Some records:

· · · · · · ·

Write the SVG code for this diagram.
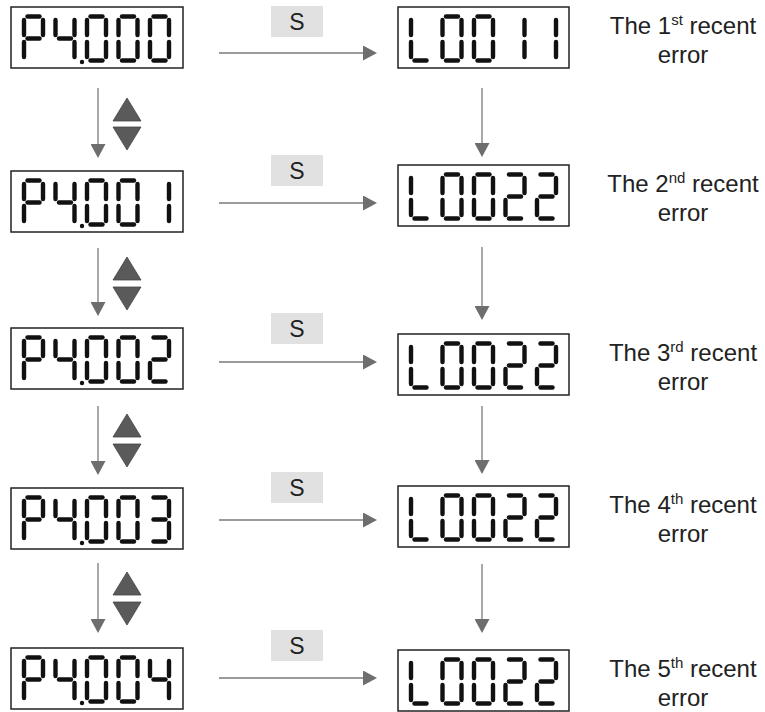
<svg xmlns="http://www.w3.org/2000/svg" xmlns:xlink="http://www.w3.org/1999/xlink" width="765" height="712" viewBox="0 0 765 712">
<style>
.box{fill:#fff;stroke:#222;stroke-width:1.5}
.seg{stroke:#111;stroke-width:4.4;stroke-linecap:round;fill:none}
.dot{fill:#111}
.sbox{fill:#e1e1e1}
.slabel{font-family:"Liberation Sans",Arial,sans-serif;font-size:23px;fill:#222;text-anchor:middle}
.note{font-family:"Liberation Sans",Arial,sans-serif;font-size:24px;fill:#222;text-anchor:middle}
.sup{font-size:15px}
.conn{stroke:#7a7a7a;stroke-width:1.3;fill:none}
.btn{fill:#5a5a5a;stroke:#444;stroke-width:0.8}
</style>
<defs>
<marker id="ah" viewBox="0 0 14 15" refX="10" refY="7.5" markerWidth="14" markerHeight="15" markerUnits="userSpaceOnUse" orient="auto">
<path d="M0,0 L14,7.5 L0,15 z" fill="#6e6e6e"/>
</marker>
<line id="sa" x1="3.5" y1="0" x2="15.5" y2="0"/>
<line id="sb" x1="19" y1="3.5" x2="19" y2="18.5"/>
<line id="sc" x1="19" y1="25.5" x2="19" y2="40.5"/>
<line id="sd" x1="3.5" y1="44" x2="15.5" y2="44"/>
<line id="se" x1="0" y1="25.5" x2="0" y2="40.5"/>
<line id="sf" x1="0" y1="3.5" x2="0" y2="18.5"/>
<line id="sg" x1="3.5" y1="22" x2="15.5" y2="22"/>
<g id="d0" class="seg"><use xlink:href="#sa"/><use xlink:href="#sb"/><use xlink:href="#sc"/><use xlink:href="#sd"/><use xlink:href="#se"/><use xlink:href="#sf"/></g>
<g id="d1" class="seg"><use xlink:href="#sb"/><use xlink:href="#sc"/></g>
<g id="d2" class="seg"><use xlink:href="#sa"/><use xlink:href="#sb"/><use xlink:href="#sg"/><use xlink:href="#se"/><use xlink:href="#sd"/></g>
<g id="d3" class="seg"><use xlink:href="#sa"/><use xlink:href="#sb"/><use xlink:href="#sg"/><use xlink:href="#sc"/><use xlink:href="#sd"/></g>
<g id="d4" class="seg"><use xlink:href="#sf"/><use xlink:href="#sg"/><use xlink:href="#sb"/><use xlink:href="#sc"/></g>
<g id="dP" class="seg"><use xlink:href="#sa"/><use xlink:href="#sb"/><use xlink:href="#sf"/><use xlink:href="#sg"/><use xlink:href="#se"/></g>
<g id="dL" class="seg"><use xlink:href="#sf"/><use xlink:href="#se"/><use xlink:href="#sd"/></g>
</defs>
<rect width="765" height="712" fill="#fff"/>

<g id="connectors">
<line class="conn" x1="219" y1="53" x2="373" y2="53" marker-end="url(#ah)"/>
<line class="conn" x1="219" y1="203" x2="373" y2="203" marker-end="url(#ah)"/>
<line class="conn" x1="219" y1="362" x2="373" y2="362" marker-end="url(#ah)"/>
<line class="conn" x1="219" y1="520" x2="373" y2="520" marker-end="url(#ah)"/>
<line class="conn" x1="219" y1="678" x2="373" y2="678" marker-end="url(#ah)"/>
<line class="conn" x1="98" y1="88" x2="98" y2="154" marker-end="url(#ah)"/>
<line class="conn" x1="98" y1="248" x2="98" y2="312" marker-end="url(#ah)"/>
<line class="conn" x1="98" y1="406" x2="98" y2="471" marker-end="url(#ah)"/>
<line class="conn" x1="98" y1="563" x2="98" y2="629" marker-end="url(#ah)"/>
<line class="conn" x1="482" y1="88" x2="482" y2="153" marker-end="url(#ah)"/>
<line class="conn" x1="482" y1="247" x2="482" y2="316" marker-end="url(#ah)"/>
<line class="conn" x1="482" y1="406" x2="482" y2="470" marker-end="url(#ah)"/>
<line class="conn" x1="482" y1="564" x2="482" y2="629" marker-end="url(#ah)"/>
</g>

<g id="s-labels">
<g id="s1"><rect class="sbox" x="271" y="6" width="52" height="31"/><text class="slabel" x="297" y="29.5">S</text></g>
<g id="s2"><rect class="sbox" x="271" y="155" width="52" height="31"/><text class="slabel" x="297" y="178.5">S</text></g>
<g id="s3"><rect class="sbox" x="271" y="313" width="52" height="31"/><text class="slabel" x="297" y="336.5">S</text></g>
<g id="s4"><rect class="sbox" x="271" y="472" width="52" height="31"/><text class="slabel" x="297" y="495.5">S</text></g>
<g id="s5"><rect class="sbox" x="271" y="630" width="52" height="31"/><text class="slabel" x="297" y="653.5">S</text></g>
</g>

<g id="updown-keys">
<g id="keys1"><polygon class="btn" points="127,98 141,121 113,121"/><polygon class="btn" points="113,127 141,127 127,150"/></g>
<g id="keys2"><polygon class="btn" points="127,257 141,280 113,280"/><polygon class="btn" points="113,287 141,287 127,310"/></g>
<g id="keys3"><polygon class="btn" points="127,414 141,437 113,437"/><polygon class="btn" points="113,444 141,444 127,467"/></g>
<g id="keys4"><polygon class="btn" points="127,572 141,595 113,595"/><polygon class="btn" points="113,602 141,602 127,625"/></g>
</g>

<g id="P4-000">
<rect class="box" x="11" y="7" width="172" height="61"/>
<use xlink:href="#dP" x="24" y="16.5"/><use xlink:href="#d4" x="55.5" y="16.5"/><circle class="dot" cx="82" cy="62" r="2.2"/><use xlink:href="#d0" x="87" y="16.5"/><use xlink:href="#d0" x="118.5" y="16.5"/><use xlink:href="#d0" x="150" y="16.5"/>
</g>
<g id="P4-001">
<rect class="box" x="11" y="171" width="172" height="61"/>
<use xlink:href="#dP" x="24" y="180.5"/><use xlink:href="#d4" x="55.5" y="180.5"/><circle class="dot" cx="82" cy="226" r="2.2"/><use xlink:href="#d0" x="87" y="180.5"/><use xlink:href="#d0" x="118.5" y="180.5"/><use xlink:href="#d1" x="150" y="180.5"/>
</g>
<g id="P4-002">
<rect class="box" x="11" y="328" width="172" height="61"/>
<use xlink:href="#dP" x="24" y="337.5"/><use xlink:href="#d4" x="55.5" y="337.5"/><circle class="dot" cx="82" cy="383" r="2.2"/><use xlink:href="#d0" x="87" y="337.5"/><use xlink:href="#d0" x="118.5" y="337.5"/><use xlink:href="#d2" x="150" y="337.5"/>
</g>
<g id="P4-003">
<rect class="box" x="11" y="488" width="172" height="61"/>
<use xlink:href="#dP" x="24" y="497.5"/><use xlink:href="#d4" x="55.5" y="497.5"/><circle class="dot" cx="82" cy="543" r="2.2"/><use xlink:href="#d0" x="87" y="497.5"/><use xlink:href="#d0" x="118.5" y="497.5"/><use xlink:href="#d3" x="150" y="497.5"/>
</g>
<g id="P4-004">
<rect class="box" x="11" y="648" width="172" height="61"/>
<use xlink:href="#dP" x="24" y="657.5"/><use xlink:href="#d4" x="55.5" y="657.5"/><circle class="dot" cx="82" cy="703" r="2.2"/><use xlink:href="#d0" x="87" y="657.5"/><use xlink:href="#d0" x="118.5" y="657.5"/><use xlink:href="#d4" x="150" y="657.5"/>
</g>

<g id="L0011">
<rect class="box" x="398" y="7" width="171" height="61"/>
<use xlink:href="#dL" x="411" y="16.5"/><use xlink:href="#d0" x="442.5" y="16.5"/><use xlink:href="#d0" x="474" y="16.5"/><use xlink:href="#d1" x="505.5" y="16.5"/><use xlink:href="#d1" x="537" y="16.5"/>
</g>
<g id="L0022-2">
<rect class="box" x="398" y="165" width="171" height="61"/>
<use xlink:href="#dL" x="411" y="174.5"/><use xlink:href="#d0" x="442.5" y="174.5"/><use xlink:href="#d0" x="474" y="174.5"/><use xlink:href="#d2" x="505.5" y="174.5"/><use xlink:href="#d2" x="537" y="174.5"/>
</g>
<g id="L0022-3">
<rect class="box" x="398" y="334" width="171" height="61"/>
<use xlink:href="#dL" x="411" y="343.5"/><use xlink:href="#d0" x="442.5" y="343.5"/><use xlink:href="#d0" x="474" y="343.5"/><use xlink:href="#d2" x="505.5" y="343.5"/><use xlink:href="#d2" x="537" y="343.5"/>
</g>
<g id="L0022-4">
<rect class="box" x="398" y="486" width="171" height="61"/>
<use xlink:href="#dL" x="411" y="495.5"/><use xlink:href="#d0" x="442.5" y="495.5"/><use xlink:href="#d0" x="474" y="495.5"/><use xlink:href="#d2" x="505.5" y="495.5"/><use xlink:href="#d2" x="537" y="495.5"/>
</g>
<g id="L0022-5">
<rect class="box" x="398" y="650" width="171" height="61"/>
<use xlink:href="#dL" x="411" y="659.5"/><use xlink:href="#d0" x="442.5" y="659.5"/><use xlink:href="#d0" x="474" y="659.5"/><use xlink:href="#d2" x="505.5" y="659.5"/><use xlink:href="#d2" x="537" y="659.5"/>
</g>

<g id="notes">
<g id="note1"><text class="note" x="683" y="33.5">The 1<tspan class="sup" dy="-9">st</tspan><tspan dy="9"> recent</tspan></text><text class="note" x="683" y="63">error</text></g>
<g id="note2"><text class="note" x="683" y="191.5">The 2<tspan class="sup" dy="-9">nd</tspan><tspan dy="9"> recent</tspan></text><text class="note" x="683" y="221">error</text></g>
<g id="note3"><text class="note" x="683" y="361">The 3<tspan class="sup" dy="-9">rd</tspan><tspan dy="9"> recent</tspan></text><text class="note" x="683" y="390">error</text></g>
<g id="note4"><text class="note" x="683" y="512.5">The 4<tspan class="sup" dy="-9">th</tspan><tspan dy="9"> recent</tspan></text><text class="note" x="683" y="542">error</text></g>
<g id="note5"><text class="note" x="683" y="677">The 5<tspan class="sup" dy="-9">th</tspan><tspan dy="9"> recent</tspan></text><text class="note" x="683" y="706">error</text></g>
</g>
</svg>
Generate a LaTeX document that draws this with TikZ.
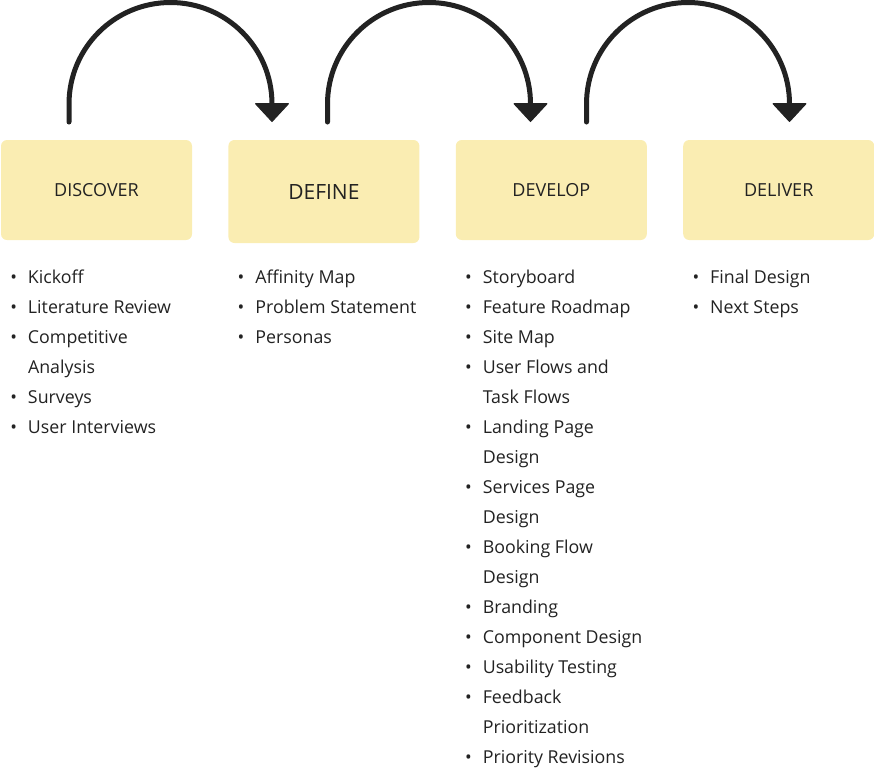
\documentclass[tikz,border=0pt]{standalone}
\usepackage{fontspec}
\setmainfont{Open Sans}
\usetikzlibrary{positioning, arrows.meta}
\definecolor{phasefill}{HTML}{FAEDB2}
\definecolor{ink}{HTML}{222222}
\newcommand{\itm}{\strut\makebox[0pt][r]{\textbullet\hspace{11pt}}}

\begin{document}
\begin{tikzpicture}[x=1pt, y=1pt,
    phase/.style={rectangle, rounded corners=6pt, fill=phasefill, text=ink,
      minimum width=191pt, minimum height=100pt, inner sep=0pt,
      font=\fontsize{18}{21}\selectfont},
    items/.style={align=left, inner sep=0pt, text=ink,
      font=\fontsize{17.8}{30}\selectfont},
    flow/.style={draw=ink, line width=5pt, line cap=round, line join=round,
      -{Triangle[length=19pt, width=35pt, line width=1pt, round]}}]
   \useasboundingbox (0,0) rectangle (874,-772);

   % phases
   \node[phase] (discover) at (96.5,-190) {DISCOVER};
   \node[phase, minimum height=103pt, font=\fontsize{21}{24}\selectfont,
     below right=0pt and 36pt of discover.north east] (define) {DEFINE};
   \node[phase, below right=0pt and 36pt of define.north east] (develop) {DEVELOP};
   \node[phase, below right=0pt and 36pt of develop.north east] (deliver) {DELIVER};

   % arrows between phases
   \coordinate (s1) at (69,-122);
   \coordinate (e1) at (272,-122);
   \coordinate (s2) at (327.5,-122);
   \coordinate (e2) at (530.5,-122);
   \coordinate (s3) at (586.5,-122);
   \coordinate (e3) at (789.5,-122);

   \draw[flow] (s1) -- ++(0,18) arc[start angle=180, end angle=0, radius=101.5] -- (e1);
   \draw[flow] (s2) -- ++(0,18) arc[start angle=180, end angle=0, radius=101.5] -- (e2);
   \draw[flow] (s3) -- ++(0,18) arc[start angle=180, end angle=0, radius=101.5] -- (e3);

   % activities
   \node[items, below right=22pt and 27pt of discover.south west] (discoverlist)
     {\itm Kickoff\\ \itm Literature Review\\ \itm Competitive\\ \strut Analysis\\
      \itm Surveys\\ \itm User Interviews};
   \node[items, below right=19pt and 27pt of define.south west] (definelist)
     {\itm Affinity Map\\ \itm Problem Statement\\ \itm Personas};
   \node[items, below right=22pt and 27pt of develop.south west] (developlist)
     {\itm Storyboard\\ \itm Feature Roadmap\\ \itm Site Map\\ \itm User Flows and\\
      \strut Task Flows\\ \itm Landing Page\\ \strut Design\\ \itm Services Page\\
      \strut Design\\ \itm Booking Flow\\ \strut Design\\ \itm Branding\\
      \itm Component Design\\ \itm Usability Testing\\ \itm Feedback\\
      \strut Prioritization\\ \itm Priority Revisions};
   \node[items, below right=22pt and 27pt of deliver.south west] (deliverlist)
     {\itm Final Design\\ \itm Next Steps};
\end{tikzpicture}
\end{document}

· · · · · · ·

> [Written exercise] Print exactly the lines from the line containing "Generate a LaTeX" through the line containing "36pt of develop.north", and omit any picture found among them.

> [Result of the task]
Generate a LaTeX document that draws this with TikZ.
\documentclass[tikz,border=0pt]{standalone}
\usepackage{fontspec}
\setmainfont{Open Sans}
\usetikzlibrary{positioning, arrows.meta}
\definecolor{phasefill}{HTML}{FAEDB2}
\definecolor{ink}{HTML}{222222}
\newcommand{\itm}{\strut\makebox[0pt][r]{\textbullet\hspace{11pt}}}

\begin{document}
\begin{tikzpicture}[x=1pt, y=1pt,
    phase/.style={rectangle, rounded corners=6pt, fill=phasefill, text=ink,
      minimum width=191pt, minimum height=100pt, inner sep=0pt,
      font=\fontsize{18}{21}\selectfont},
    items/.style={align=left, inner sep=0pt, text=ink,
      font=\fontsize{17.8}{30}\selectfont},
    flow/.style={draw=ink, line width=5pt, line cap=round, line join=round,
      -{Triangle[length=19pt, width=35pt, line width=1pt, round]}}]
   \useasboundingbox (0,0) rectangle (874,-772);

   % phases
   \node[phase] (discover) at (96.5,-190) {DISCOVER};
   \node[phase, minimum height=103pt, font=\fontsize{21}{24}\selectfont,
     below right=0pt and 36pt of discover.north east] (define) {DEFINE};
   \node[phase, below right=0pt and 36pt of define.north east] (develop) {DEVELOP};
   \node[phase, below right=0pt and 36pt of develop.north east] (deliver) {DELIVER};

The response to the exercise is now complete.